Edward Wadsworth

Wadsworth Edward Alexander

(English)
(b Cleckheaton, Yorkshire, 29 Oct. 1889; d London, 21 June 1949). British painter, printmaker, draughtsman, and designer. A friend of Wyndham Lewis, he was a member of the Vorticist group (1914–15); his work of this time included completely abstract pictures such as the stridently geometrical Abstract Composition (1915, Tate, London). In the First World War he worked on designing dazzle camouflage for ships, turning his harsh Vorticist style to practical use.

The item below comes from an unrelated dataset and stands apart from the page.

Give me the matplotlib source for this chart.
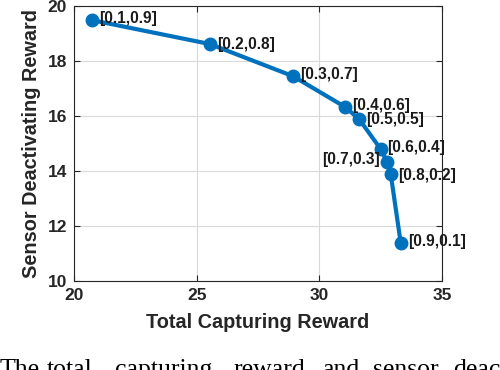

This experience provided the subject for one of his best-known paintings, the huge Dazzle-Ships in Drydock at Liverpool (1919, NG, Ottawa). The lucidity and precision seen here were enhanced when Wadsworth switched from oil painting to tempera in about 1922. At the same time his style changed, as he abandoned Cubist leanings for a more naturalistic idiom. He had a passion for the sea and often painted maritime subjects, developing a distinctive type of highly composed marine still life, typically with a Surrealistic flavour (Satellitium, 1932, Castle Mus., Nottingham). In the 1920s and 1930s he was among the most European in spirit of British artists. He travelled widely on the Continent and in 1933 contributed to the Paris journal Abstraction-Création. In the same year he was a founder member of Unit One. Around this time he again painted abstracts (influenced by Arp), but he reverted to his more naturalistic style in 1934. During the 1930s he had several commissions for murals, notably two panels for the liner Queen Mary in 1938. As a graphic artist he is best known for his vigorous, angular woodcuts of ships and machinery, which played a part in the revival of the technique after the First World War. For an artist, Wadsworth was ‘unusually businesslike, answering letters by return of post and punctiliously fulfilling his commissions’ (DNB), but he has been aptly described by Sir John Rothenstein as ‘a true poet of the age of machines’.